1. 27 Dec, 2019 2 commits
    • David S. Miller's avatar
      Merge git://git.kernel.org/pub/scm/linux/kernel/git/bpf/bpf-next · 2bbc078f
      David S. Miller authored
      Daniel Borkmann says:
      
      ====================
      pull-request: bpf-next 2019-12-27
      
      The following pull-request contains BPF updates for your *net-next* tree.
      
      We've added 127 non-merge commits during the last 17 day(s) which contain
      a total of 110 files changed, 6901 insertions(+), 2721 deletions(-).
      
      There are three merge conflicts. Conflicts and resolution looks as follows:
      
      1) Merge conflict in net/bpf/test_run.c:
      
      There was a tree-wide cleanup c593642c ("treewide: Use sizeof_field() macro")

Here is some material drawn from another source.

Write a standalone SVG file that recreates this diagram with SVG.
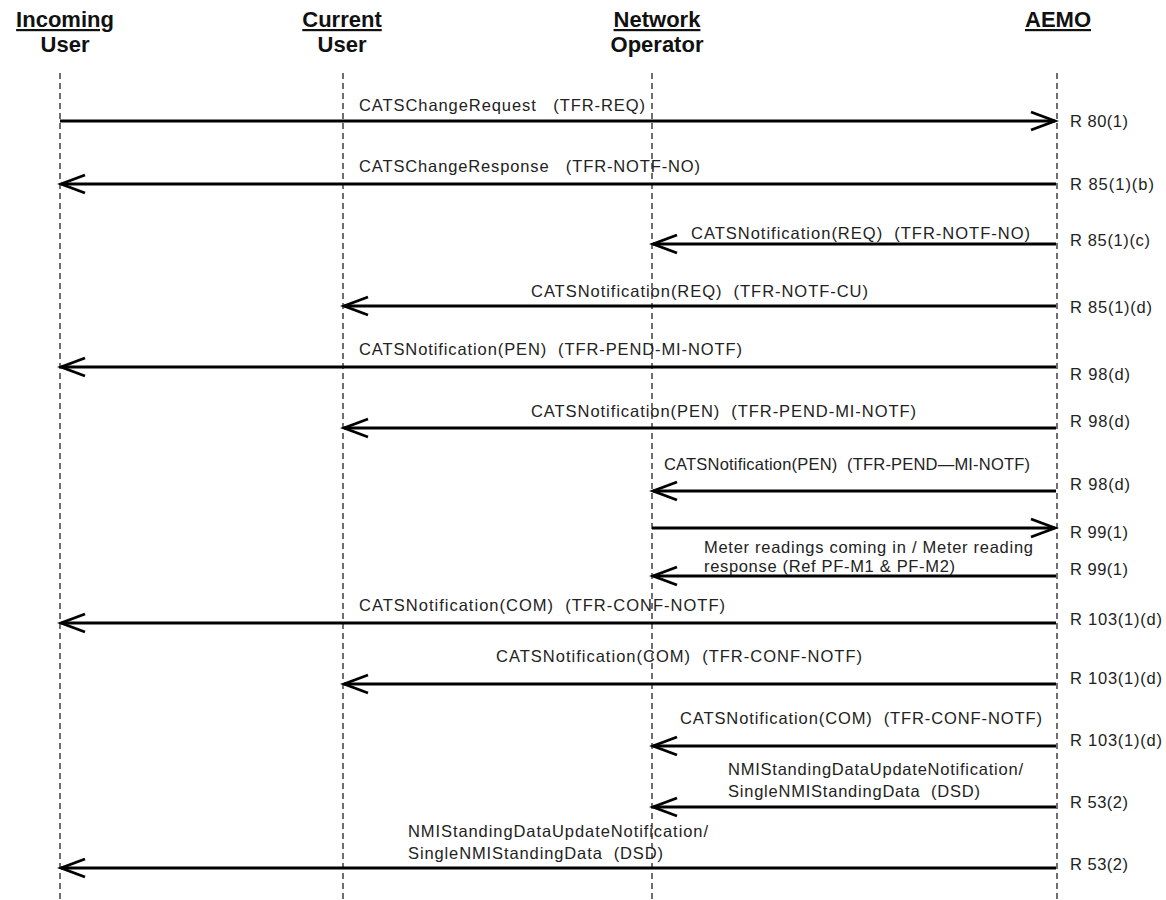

      which gets in the way with b590cb5f ("bpf: Switch to offsetofend in
      BPF_PROG_TEST_RUN"):
      
        <<<<<<< HEAD
                if (!range_is_zero(__skb, offsetof(struct __sk_buff, priority) +
                                   sizeof_field(struct __sk_buff, priority),
        =======
                if (!range_is_zero(__skb, offsetofend(struct __sk_buff, priority),
        >>>>>>> 7c8dce4b
      
      There are a few occasions that look similar to this. Always take the chunk with
      offsetofend(). Note that there is one where the fields differ in here:
      
        <<<<<<< HEAD
                if (!range_is_zero(__skb, offsetof(struct __sk_buff, tstamp) +
                                   sizeof_field(struct __sk_buff, tstamp),
        =======
                if (!range_is_zero(__skb, offsetofend(struct __sk_buff, gso_segs),
        >>>>>>> 7c8dce4b
      
      Just take the one with offsetofend() /and/ gso_segs. Latter is correct due to
      850a88cc ("bpf: Expose __sk_buff wire_len/gso_segs to BPF_PROG_TEST_RUN").
      
      2) Merge conflict in arch/riscv/net/bpf_jit_comp.c:
      
      (I'm keeping Bjorn in Cc here for a double-check in case I got it wrong.)
      
        <<<<<<< HEAD
                if (is_13b_check(off, insn))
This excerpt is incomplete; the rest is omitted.